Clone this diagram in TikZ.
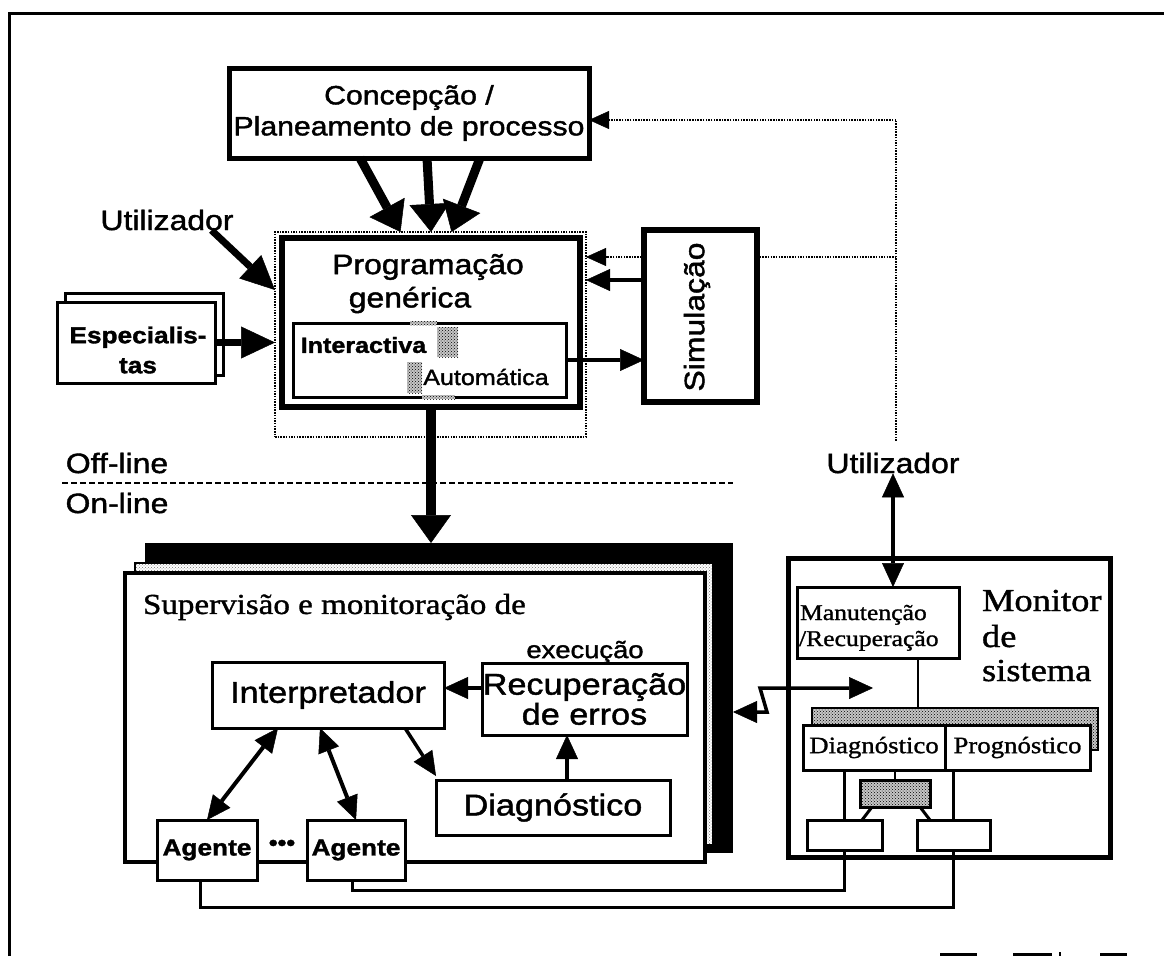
\documentclass[tikz,border=0pt]{standalone}
\usepackage{fontspec}
\setmainfont[FakeStretch=1.14,FakeBold=1.5]{Liberation Sans}
\newfontfamily\serx[FakeStretch=1.14,FakeBold=1.2]{Liberation Serif}
\usetikzlibrary{arrows.meta,patterns}
\newcommand{\myfs}[2]{\fontsize{#1}{#2}\selectfont}
\tikzset{
  every node/.style={inner sep=0pt, outer sep=0pt},
  boxth/.style={draw, line width=5pt, fill=white},
  boxmd/.style={draw, line width=3pt, fill=white},
  dotln/.style={line width=2pt, dash pattern=on 1.5pt off 1.2pt},
  dottip/.style={-{Triangle[length=20pt 0 0, width=18pt 0 0, line width=0.5pt]}},
  bigarr/.style={line width=10pt, -{Triangle[length=28pt 0 0, width=40pt 0 0, line width=0.5pt]}},
  medarr/.style={line width=7pt, -{Triangle[length=34pt 0 0, width=32pt 0 0, line width=0.5pt]}},
  smarr/.style={line width=3.5pt, -{Triangle[length=24pt 0 0, width=22pt 0 0, line width=0.5pt]}},
  dblarr/.style={line width=4pt, {Triangle[length=24pt 0 0, width=22pt 0 0, line width=0.5pt]}-{Triangle[length=24pt 0 0, width=22pt 0 0, line width=0.5pt]}},
  hatch/.style={draw, line width=1.2pt, preaction={fill=gray!45}, pattern=crosshatch dots, pattern color=black},
  lab/.style={font=\myfs{28}{30}},
}
\begin{document}
\begin{tikzpicture}[x=1pt,y=-1pt]
\useasboundingbox (0,0) rectangle (1164,956);
% outer frame
\coordinate (frA) at (9,956);
\coordinate (frB) at (9,13);
\coordinate (frC) at (1164,13);
\draw[line width=3pt] (frA) -- (frB) -- (frC);

% Concepcao
\node[boxth, minimum width=360pt, minimum height=90pt, align=center, font=\myfs{26.5}{31}] (conc) at (409,113) {Concepção /\\Planeamento de processo};

% Programacao
\node[draw, dotln, minimum width=311pt, minimum height=205pt] (progo) at (430.5,334.5) {};
\node[draw, line width=6pt, minimum width=298pt, minimum height=169pt] (progi) at (431,322.5) {};
\node[lab] (progt1) at (428,267) {Programação};
\node[lab] (progt2) at (410,300) {genérica};
\node[boxmd, minimum width=273pt, minimum height=74pt] (mode) at (429.5,360) {};
\node[hatch, draw=none, minimum width=27pt, minimum height=4pt] (h3) at (423.5,323) {};
\node[hatch, draw=none, minimum width=33pt, minimum height=4pt] (h4) at (438.5,397) {};
\node[font=\bfseries\myfs{22}{24}] (inter) at (363.5,345) {Interactiva};
\node[font=\myfs{22}{24}] (auto) at (486,377) {Automática};
\node[hatch, draw=none, minimum width=21pt, minimum height=30pt] (h1) at (447.5,342) {};
\node[hatch, draw=none, minimum width=15pt, minimum height=31pt] (h2) at (414.5,377.5) {};

% arrows from Concepcao
\draw[bigarr, line width=9pt] ([xshift=-49pt]conc.south) -- ([xshift=-30pt]progo.north);
\draw[bigarr, line width=9pt] ([xshift=18pt]conc.south) -- ([xshift=0.5pt]progo.north);
\draw[bigarr, line width=9pt] ([xshift=71pt]conc.south) -- ([xshift=21pt]progo.north);

% Utilizador (left)
\node[lab] (utl) at (167,220) {Utilizador};
\draw[medarr] ([xshift=-22pt]utl.south east) -- ([yshift=44.5pt]progo.west);

% Especialistas
\node[boxmd, minimum width=158pt, minimum height=82pt] (espb) at (144,334) {};
\node[boxmd, minimum width=158pt, minimum height=81pt] (espf) at (136,342.5) {};
\node[font=\bfseries\myfs{23}{30}, align=center] (espt) at (138,350) {Especialis-\\tas};
\draw[medarr] (espf.east) -- (espf.east -| progo.west);

% Simulacao
\node[boxth, line width=6pt, minimum width=113pt, minimum height=172pt] (sim) at (700.5,316) {};
\node[lab, rotate=90] (simt) at (697,317) {Simulação};
\draw[dotln, dottip] ([yshift=59pt]sim.west) -- ([yshift=59pt]sim.west -| progo.east);
\draw[smarr] ([yshift=36pt]sim.west) -- ([yshift=36pt]sim.west -| progo.east);
\draw[smarr] (mode.east) -- (mode.east -| sim.west);

% feedback dotted line
\coordinate (vtop) at (896,120);
\node[lab] (utr) at (893,463) {Utilizador};
\draw[dotln] ([yshift=12pt]utr.north -| vtop) -- (vtop);
\draw[dotln, dottip] (vtop) -- (vtop -| conc.east);
\draw[dotln] ([yshift=59pt]sim.east) -- ([yshift=59pt]sim.east -| vtop);

% Off-line / On-line
\node[lab] (offl) at (117,463) {Off-line};
\node[lab] (onl) at (117,503) {On-line};
\coordinate (dashL) at (62,483);
\coordinate (dashR) at (733,483);
\draw[line width=2.5pt, dash pattern=on 6pt off 3pt] (dashL) -- (dashR);

% Supervisao stack
\node[fill=black, minimum width=588pt, minimum height=310pt] (sblack) at (439,698) {};
\node[draw, line width=1.2pt, preaction={fill=white}, pattern=crosshatch dots, pattern color=black!55, minimum width=578pt, minimum height=282pt] (shat) at (424,704) {};
\node[draw, fill=white, line width=4pt, minimum width=580pt, minimum height=289pt] (sfront) at (415,717.5) {};
\draw[bigarr] (progi.south) -- (progi.south |- sblack.north);

\node[anchor=west, font=\serx\myfs{29}{31}] (suptxt) at (143,607) {Supervisão e monitoração de};
\node[font=\myfs{24}{26}] (exec) at (585,652) {execução};
\node[boxmd, minimum width=232pt, minimum height=66pt, font=\myfs{30}{32}] (interp) at (328,695) {Interpretador};
\node[boxmd, minimum width=205pt, minimum height=72pt, align=center, font=\myfs{30}{30}] (recup) at (584.5,699) {Recuperação\\de erros};
\node[boxmd, minimum width=234pt, minimum height=55pt, font=\myfs{30}{32}] (diag) at (553,807.5) {Diagnóstico};
\node[boxmd, minimum width=100pt, minimum height=60pt, font=\bfseries\myfs{23}{25}] (ag1) at (207,850) {Agente};
\node[boxmd, minimum width=98pt, minimum height=60pt, font=\bfseries\myfs{23}{25}] (ag2) at (356,850) {Agente};
\node[font=\bfseries\myfs{22}{22}] (dots) at (282,845) {•••};

\draw[smarr] ([yshift=11pt]recup.west) -- ([yshift=11pt]recup.west -| interp.east);
\draw[smarr] ([xshift=14pt]diag.north) -- ([xshift=14pt]diag.north |- recup.south);
\draw[smarr] ([xshift=-39pt]interp.south east) -- ([yshift=4pt]diag.north west);
\draw[dblarr] ([xshift=-50pt]interp.south) -- (ag1.north);
\draw[dblarr] ([xshift=-8pt]interp.south) -- (ag2.north);

% Monitor de sistema
\node[boxth, minimum width=322pt, minimum height=299pt] (mon) at (949,707.5) {};
\node[anchor=base west, font=\serx\myfs{32}{36}] (mon1) at (982,611) {Monitor};
\node[anchor=base west, font=\serx\myfs{32}{36}] (mon2) at (982,647) {de};
\node[anchor=base west, font=\serx\myfs{32}{36}] (mon3) at (982,681) {sistema};

\node[boxmd, minimum width=162pt, minimum height=71pt] (mant) at (878,622.5) {};
\node[anchor=base west, font=\serx\myfs{22.5}{24}] (mt1) at (800,620) {Manutenção};
\node[anchor=base west, font=\serx\myfs{22.5}{24}] (mt2) at (799,646) {/Recuperação};
\draw[dblarr] (utr.south) -- (utr.south |- mant.north);

\node[hatch, minimum width=286pt, minimum height=42pt] (dpb) at (955,729) {};
\node[boxmd, minimum width=142pt, minimum height=45pt, font=\serx\myfs{23.5}{25}] (mdiag) at (874,747.5) {Diagnóstico};
\node[boxmd, minimum width=145pt, minimum height=45pt, font=\serx\myfs{23.5}{25}] (mprog) at (1017.5,747.5) {Prognóstico};
\draw[line width=2.5pt] ([xshift=40pt]mant.south) -- ([xshift=40pt]mant.south |- dpb.north);

\node[hatch, line width=3pt, minimum width=70pt, minimum height=27pt] (mhat) at (895,793.5) {};
\draw[line width=2.5pt] (mhat.north) -- (mhat.north |- mdiag.south);
\node[boxmd, minimum width=75pt, minimum height=30pt] (mb1) at (844.5,835) {};
\node[boxmd, minimum width=73pt, minimum height=30pt] (mb2) at (953.5,835) {};
\draw[line width=2.5pt] (mb1.north |- mdiag.south) -- (mb1.north);
\draw[line width=2.5pt] (mb2.north |- mprog.south) -- (mb2.north);
\draw[line width=3pt] ([xshift=12pt]mhat.south west) -- ([xshift=-20pt]mb1.north east);
\draw[line width=3pt] ([xshift=-10pt]mhat.south east) -- ([xshift=13pt]mb2.north west);

% zigzag link
\coordinate (zz) at (873,688);
\draw[dblarr, line width=3.5pt] ([yshift=-14pt]sblack.east) -- ++(34,0) -- ++(-7,-24) -- (zz);

% bottom links
\coordinate (bl1) at (953.5,907);
\coordinate (bl2) at (844.5,890);
\draw[line width=3pt] ([xshift=-7pt]ag1.south) -- ([xshift=-7pt]ag1.south |- bl1) -- (bl1) -- (mb2.south);
\draw[line width=3pt] ([xshift=-4pt]ag2.south) -- ([xshift=-4pt]ag2.south |- bl2) -- (bl2) -- (mb1.south);

% scan marks at the bottom edge
\fill (940,953) rectangle (977,956);
\fill (1013,953) rectangle (1052,956);
\fill (1059,952) rectangle (1061,956);
\fill (1100,953) rectangle (1127,956);
\end{tikzpicture}
\end{document}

--- --- ---

Everything from the first line to the line with "minimum width=360pt, minimum" must be repeated exactly, and nothing else. Leave the pictures out.

# Response for this exercise:
Clone this diagram in TikZ.
\documentclass[tikz,border=0pt]{standalone}
\usepackage{fontspec}
\setmainfont[FakeStretch=1.14,FakeBold=1.5]{Liberation Sans}
\newfontfamily\serx[FakeStretch=1.14,FakeBold=1.2]{Liberation Serif}
\usetikzlibrary{arrows.meta,patterns}
\newcommand{\myfs}[2]{\fontsize{#1}{#2}\selectfont}
\tikzset{
  every node/.style={inner sep=0pt, outer sep=0pt},
  boxth/.style={draw, line width=5pt, fill=white},
  boxmd/.style={draw, line width=3pt, fill=white},
  dotln/.style={line width=2pt, dash pattern=on 1.5pt off 1.2pt},
  dottip/.style={-{Triangle[length=20pt 0 0, width=18pt 0 0, line width=0.5pt]}},
  bigarr/.style={line width=10pt, -{Triangle[length=28pt 0 0, width=40pt 0 0, line width=0.5pt]}},
  medarr/.style={line width=7pt, -{Triangle[length=34pt 0 0, width=32pt 0 0, line width=0.5pt]}},
  smarr/.style={line width=3.5pt, -{Triangle[length=24pt 0 0, width=22pt 0 0, line width=0.5pt]}},
  dblarr/.style={line width=4pt, {Triangle[length=24pt 0 0, width=22pt 0 0, line width=0.5pt]}-{Triangle[length=24pt 0 0, width=22pt 0 0, line width=0.5pt]}},
  hatch/.style={draw, line width=1.2pt, preaction={fill=gray!45}, pattern=crosshatch dots, pattern color=black},
  lab/.style={font=\myfs{28}{30}},
}
\begin{document}
\begin{tikzpicture}[x=1pt,y=-1pt]
\useasboundingbox (0,0) rectangle (1164,956);
% outer frame
\coordinate (frA) at (9,956);
\coordinate (frB) at (9,13);
\coordinate (frC) at (1164,13);
\draw[line width=3pt] (frA) -- (frB) -- (frC);

% Concepcao
\node[boxth, minimum width=360pt, minimum height=90pt, align=center, font=\myfs{26.5}{31}] (conc) at (409,113) {Concepção /\\Planeamento de processo};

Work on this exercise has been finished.